Se quisermos ter uma vida espiritual que conduza nossas almas a Deus, além de outros exercícios, meditações, reflexões já consagrados pela piedade católica – tesouros preciosíssimos dos quais não podemos abrir mão em nenhum sentido e por nenhum preço –, devemos contemplar amorosamente todas as hierarquias que se põem diante de nós na observação do universo ordenado por Deus, considerando que quando fizermos esse exercício da escala inteira, algo em nossas almas estará preparado para conceber o absoluto e nos extasiarmos diante dele. É uma verdadeira preparação moral para estarmos inteiramente abertos para a consideração de Deus no Céu, e de tudo o que mais excelentemente O representa e nos dá a impressão do absoluto, eterno e imutável na Terra.
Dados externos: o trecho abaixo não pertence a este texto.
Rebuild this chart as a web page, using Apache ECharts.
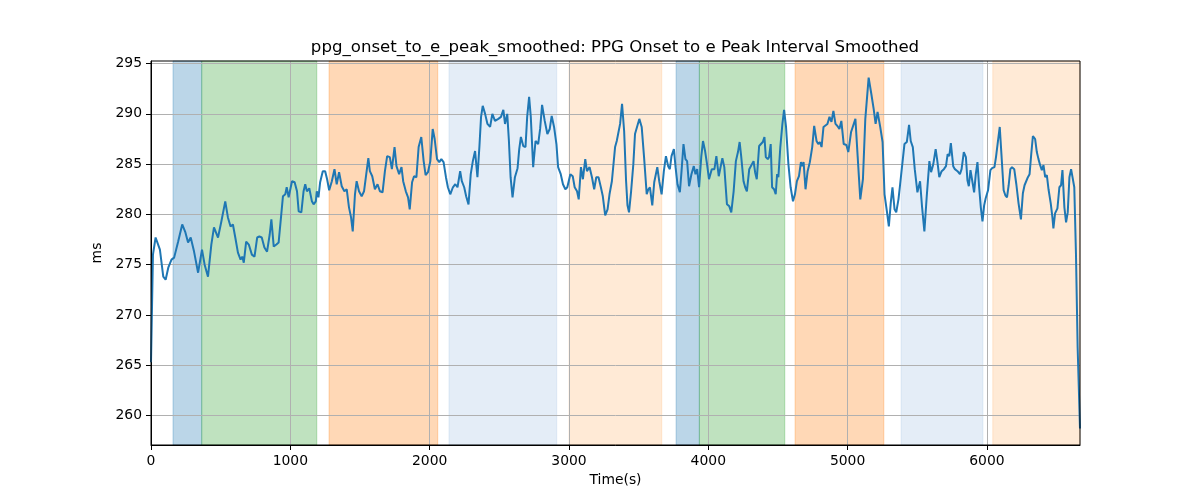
<!DOCTYPE html>
<html><head><meta charset="utf-8">
<script src="https://cdn.jsdelivr.net/npm/echarts@6/dist/echarts.min.js"></script>
<style>html,body{margin:0;padding:0;background:#fff}#c{width:1200px;height:500px}</style>
</head><body><div id="c"></div>
<script>
const times = [
0,14,33,64,88,105,124,147,166,195,224,247,266,285,309,338,366,385,409,433,452,481,505,533,552,571,588,605,624,643,655,666,683,702,724,743,762,778,795,814,833,
852,864,881,900,916,935,947,964,974,988,1012,1031,1048,1060,1079,1095,1107,1119,1136,1155,1167,1183,1190,1202,1214,1233,1250,1264,1279,1298,1317,1333,1350,1369,1388,1405,1421,1436,1448,1464,1476,1493,1512,1529,1545,1560,1571,1588,1607,1626,1643,
1662,1679,1695,1714,1729,1748,1762,1781,1798,1810,1829,1845,1857,1874,1888,1905,1921,1940,1957,1971,1988,2005,2022,2036,2053,2069,2084,2100,2117,2131,2148,2167,2184,2200,2219,2231,2248,2262,2279,2295,2310,2326,2343,2357,2369,2381,2398,2415,2434,2450,
2469,2493,2512,2529,2541,2557,2569,2581,2595,2612,2631,2643,2655,2672,2688,2700,2714,2726,2743,2760,2779,2793,2807,2826,2845,2862,2876,2893,2910,2922,2941,2957,2974,2988,3010,3027,3041,3058,3070,3086,3100,3117,3129,3148,3165,3181,3196,3212,3229,3243,3260,3277,3291,3308,
3331,3343,3355,3367,3381,3396,3410,3420,3431,3446,3462,3474,3486,3505,3522,3539,3558,3570,3581,3598,3612,3634,3648,3665,3681,3696,3712,3724,3736,3753,3765,3779,3796,3808,3822,3836,3848,3862,3879,3896,3908,3920,3934,3950,3962,3977,3991,4005,4025,4044,4058,4075,4086,4101,4115,
4134,4151,4165,4182,4198,4213,4225,4236,4253,4265,4277,4294,4308,4325,4336,4348,4365,4379,4391,4403,4413,4427,4436,4448,4458,4472,4484,4494,4503,4517,4532,4544,4558,4575,4591,4608,4622,4636,4651,4665,4675,4684,4698,4713,4729,4746,4760,4777,4789,4801,4813,4827,4841,4855,4870,4884,4898,4913,4927,4941,4955,
4972,4991,5005,5025,5039,5056,5072,5091,5110,5127,5151,5170,5187,5201,5215,5234,5251,5265,5282,5296,5310,5322,5337,5349,5365,5377,5391,5408,5425,5441,5453,5468,5482,5501,5520,5534,5551,5568,5587,5599,5615,5632,5644,5658,5675,5691,5706,5718,5730,5741,5758,5770,
5789,5806,5818,5834,5849,5860,5870,5882,5894,5908,5920,5932,5944,5956,5968,5980,5991,6008,6025,6037,6054,6065,6080,6092,6104,6120,6132,6144,6156,6168,6180,6196,6211,6227,6244,6258,6270,6282,6294,6306,6318,6330,6346,6358,6370,6382,6394,6406,6418,6430,6442,6458,6470,6477,6489,6506,6520,6532,6542,6556,6568,6580,6592,6604,6615,6627,6639,6651,6668
];
const values = [
265.3,276,277.7,276.5,273.8,273.5,274.7,275.5,275.7,277.3,279,278.2,277.2,277.7,276.3,274.2,276.5,275,273.8,277,278.7,277.7,279.3,281.3,279.7,278.8,279,277.7,276.2,275.5,275.8,275.2,277.3,277,276,275.8,277.7,277.8,277.7,276.7,276.3,
278,279.5,276.8,277,277.2,280,281.8,282,282.7,281.7,283.3,283.2,282.3,280.3,280.2,282.3,283,282.3,282.6,281.3,281,281.3,282.3,281.7,283.2,284.3,284.3,283.5,282.4,283.3,284.5,283,284.2,282.8,282.3,282.5,280.7,279.7,278.3,282,283.3,282.3,281.8,282.3,284,285.6,284.3,283.8,282.5,283,282.3,
282.2,284.3,285.8,285.7,284.5,286.7,284.8,284,284.7,283.3,282.3,281.7,280.5,283.2,283.8,283.7,286.7,287.7,285.3,283.9,284.2,285.3,288.5,287.5,285.5,285.2,285.5,285.2,283.7,282.7,282,282.7,283,282.7,284.3,283.3,282.7,281.8,281,284,285.3,286.3,283.7,286.7,289.7,290.8,290,289,288.7,290,
289.3,289.5,289.7,290.4,289,290,287.3,283.7,281.7,283.7,284.6,286.5,287.7,286.8,286.7,289.7,291.7,289.7,284.7,287.3,287,288.5,290.9,289.3,288,288.5,289.8,288.7,287,284.7,284,283,282.5,282.7,284,283.8,282.7,282.3,281.5,284.7,283.5,285.5,284.3,284.7,283.7,282.5,283.7,283.7,282.7,281.8,279.9,280.5,282,283.3,
286.7,287.3,287.2,289,291,288.3,283.3,280.9,280.2,282.3,285,288,288,289.5,288.7,285.7,282,282.5,282.7,280.9,283.2,284.7,283.3,282,284.3,285.8,284.8,284.5,285.8,286.5,284.7,283,282.2,284.3,287,285.5,285.3,282.8,284,284.8,284,284.5,282.7,285.8,287.3,286.3,285,283.5,284.5,284.5,285.8,283.8,283.8,285.6,284.7,
281,280.8,280.2,282.3,285.3,286.2,287.2,285.8,283.3,282.7,282.3,284.5,284.5,285.3,284.2,283.5,286.8,286.7,287.2,287.7,285.7,285.5,285.7,287,282.7,282.5,282,284,283.7,286.7,289,290.4,288.7,285,282.7,281.3,282,283.3,283.8,285.2,284.8,285.2,282.5,284.3,285.2,286.7,288.8,287.3,287,287.2,286.7,288.7,288.7,289,289.7,289.2,290.3,289,288.8,288.5,289.3,
287,286.9,286.2,288.2,288.3,289.5,285.8,281.5,283.5,289.5,293.6,292,290.5,289,290.2,288.7,287.2,282,280.3,278.8,281.2,282.7,280.5,280.2,281.5,283,283,287,287.2,288.9,287.3,286.7,284.5,282.2,283.3,280.8,278.3,281.8,285.3,284.2,285,286.5,285.3,283.7,284.3,284.5,284.8,286,285.8,287.1,284.8,284.5,
284.3,284,284.5,286.2,285.7,283.4,282.8,284.4,283.4,282.2,284,285.2,282.7,280.7,279.3,280.9,281.6,282.4,284.4,284.6,284.7,285.7,287.4,288.7,286,282.4,281.9,281.7,282.9,284.5,284.7,284.5,283,281.1,279.5,282.1,282.9,283,283.7,284,286,287.8,287.5,286.2,285.5,284.9,284.4,284.9,283.7,283.9,282.5,281.1,279.7,278.6,280.1,280.6,282.7,282.9,284.4,280.7,279.2,280.2,283.7,284.5,284.4,282.7,276.1,266.8,258.7
];
const xTicks = [0,1000,2000,3000,4000,5000,6000];
const yTicks = [260,265,270,275,280,285,290,295];
const bandStart = [158,364,1278,2139,3001,3769,3936,4623,5384,6042];
const bandEnd   = [364,1190,2058,2912,3666,3936,4549,5260,5971,6668];
const bandType  = ['A','B','C','D','E','A','B','C','D','E'];

const palette = {
  A: 'rgba(31,119,180,0.3)',
  B: 'rgba(44,160,44,0.3)',
  C: 'rgba(255,127,14,0.3)',
  D: 'rgba(174,199,232,0.33)',
  E: 'rgba(255,187,120,0.3)'
};
const FONT = 'DejaVu Sans';
const chart = echarts.init(document.getElementById('c'), null, {renderer: 'canvas'});
const lineData = times.map((t, i) => [t, values[i]]);
const areas = bandStart.map((s, i) => [
  {xAxis: s, itemStyle: {color: palette[bandType[i]], borderColor: palette[bandType[i]], borderWidth: 1}},
  {xAxis: bandEnd[i]}
]);
const plain = v => String(v);
chart.setOption({
  animation: false,
  backgroundColor: '#fff',
  title: {
    text: 'ppg_onset_to_e_peak_smoothed: PPG Onset to e Peak Interval Smoothed',
    left: 610, top: 34, textAlign: 'center',
    textStyle: {fontFamily: FONT, fontSize: 16.6, fontWeight: 'normal', color: '#000'}
  },
  grid: {left: 151, right: 120, top: 61, bottom: 55, show: true, borderColor: '#000', borderWidth: 1, backgroundColor: 'transparent', z: 3},
  xAxis: {
    type: 'value', min: 0, max: times[times.length - 1],
    name: 'Time(s)', nameLocation: 'middle', nameGap: 28,
    nameTextStyle: {fontFamily: FONT, fontSize: 13.9, color: '#000'},
    axisLine: {show: true, onZero: false, lineStyle: {color: '#000', width: 1}},
    axisTick: {show: true, length: 5, customValues: xTicks, lineStyle: {color: '#000', width: 1}},
    axisLabel: {customValues: xTicks, formatter: plain, margin: 9, fontFamily: FONT, fontSize: 13.9, color: '#000'},
    splitLine: {show: true, lineStyle: {color: '#b0b0b0', width: 1}},
    z: 1.5
  },
  yAxis: {
    type: 'value', min: 257.06, max: 295.26,
    name: 'ms', nameLocation: 'middle', nameGap: 42, nameRotate: 90,
    nameTextStyle: {fontFamily: FONT, fontSize: 13.9, color: '#000'},
    axisLine: {show: true, onZero: false, lineStyle: {color: '#000', width: 1}},
    axisTick: {show: true, length: 5, customValues: yTicks, lineStyle: {color: '#000', width: 1}},
    axisLabel: {customValues: yTicks, formatter: plain, margin: 9, fontFamily: FONT, fontSize: 13.9, color: '#000'},
    splitLine: {show: true, lineStyle: {color: '#b0b0b0', width: 1}},
    z: 1.5
  },
  series: [
    {
      type: 'line', data: [], z: 1, silent: true,
      markArea: {silent: true, data: areas}
    },
    {
      type: 'line', data: lineData, z: 2, showSymbol: false, symbol: 'none',
      lineStyle: {color: '#1f77b4', width: 2}, itemStyle: {color: '#1f77b4'}
    }
  ]
});
</script>
</body></html>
Devemos sentir o bem-estar e a alegria de sermos intermediários, sem termos inveja de quem é mais do que nós. Pelo contrário, dizendo a Deus, por meio de Maria Santíssima:
“Meu Pai e meu Senhor, dou-Vos graças por aqueles que são mais do que eu, pois me aproximam de Vós, e pelos que são menos, porque para esses sou um conduto vosso, pois Vos dignais chegar até eles por meu intermédio. Eu amo essa hierarquia e o lugar onde me pusestes, no qual sirvo de elo que une dois extremos para assegurar a perfeição de vossa própria imagem. É com essa coesão entre o muito pequeno e o muito grande que especialmente brilha a vossa glória. Aqui estou para Vos prestar esse serviço. Louvado sejais!”2
1) Cf. Aula inaugural na Universidade de Paris em 1256.
2) Cf. Conferência de 3/10/1975.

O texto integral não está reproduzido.